If you want a single statement piece, consider a mid-size Kohler Red Nose Santa or a Blank concert angel with your favorite instrument. Both are immediately recognizable as quality Erzgebirge pieces and serve as natural conversation starters.

If you want to start building a scene right away, the Hobler characters work beautifully together. Fritz and Otto (the snowman on the sled) create an instant winter vignette. Add Hans or Lotte the guardian angel and you have a display with narrative.

If you're buying a gift for someone else, the smaller Kohler Santas or a single Blank floating angel are safe, beautiful choices that don't require the recipient to already understand Erzgebirge woodcraft.

Displaying Your Collection

These figures are not meant to live in a cabinet with the door closed. They were designed to be seen, handled (gently), and enjoyed as part of your daily environment. Here are some principles that experienced collectors swear by:

Give each figure space. Resist the urge to crowd figures together. Each one was designed as an individual, and cramming them shoulder to shoulder diminishes their presence. A few figures with breathing room between them will always look better than a packed shelf.

Use natural materials for display surfaces.
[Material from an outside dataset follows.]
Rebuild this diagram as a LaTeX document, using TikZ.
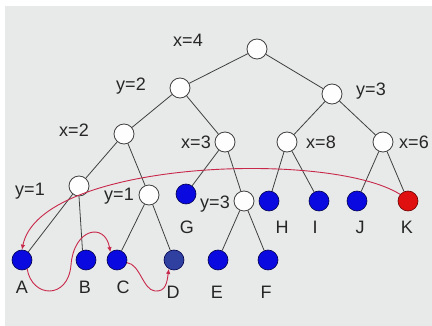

A wooden shelf, a piece of slate, a linen runner — materials that echo the handcrafted nature of the figures themselves. Glass and acrylic work too, but avoid anything that feels industrial or cheap. These are handmade objects, and they deserve a setting that respects that.

Consider the light. Erzgebirge figures are finished with lacquers that respond beautifully to warm light. A shelf near a window that gets afternoon sun, or a display lit by warm LED spots, will bring out the depth of the surface treatments. Harsh overhead fluorescents will flatten everything. The figures deserve better.

Group with intention. There are two schools of thought: group by artisan family (all Hoblers together, all Kohlers together) or group by theme (all Santas together, all angels together, all animals together). Both work. The family grouping highlights the stylistic differences between workshops. The thematic grouping creates scenes and stories. Try both and see which feels right for your space.

Organizing and Tracking

Once you have more than a handful of figures, a simple tracking system helps. Nothing elaborate — a note on your phone or a small spreadsheet with:

- Figure name and artisan family - Size and any edition details - Date and place of purchase - Condition notes

This becomes valuable over time. You'll remember where you found each piece, and if you're building toward a complete set (all Blank concert instruments, for example), you'll know exactly which ones you still need.

Seasonal vs. Year-Round Display

Most people associate Erzgebirge figures with Christmas, and there's nothing wrong with bringing them out only during the holiday season. But many collectors display at least some figures year-round. The Hobler characters — snowmen, bears, rabbits, angels — aren't exclusively Christmas figures. A Fritz snowman on a bookshelf in July is a perfectly valid design choice.

A practical approach: keep your full collection displayed during the holiday season (November through January), then curate down to a smaller year-round selection of favorites. Rotate pieces occasionally to keep the display fresh and to give yourself the pleasure of rediscovering figures you haven't seen in a while.

Quality Over Quantity

One genuine, handmade Erzgebirge figure — crafted through 100-plus steps in a family workshop — is worth more than a shelf full of mass-produced alternatives. The weight is different. The finish is different. The feeling of holding it is different. You can tell the moment you pick one up that a human being spent real time making this specific object.

Collect slowly. Collect with intention. Let each addition to your collection be something you genuinely love, not just something that was available. The artisans who make these figures spend hours on each one. The least we can do as collectors is give each one the attention it deserves when we choose to bring it home.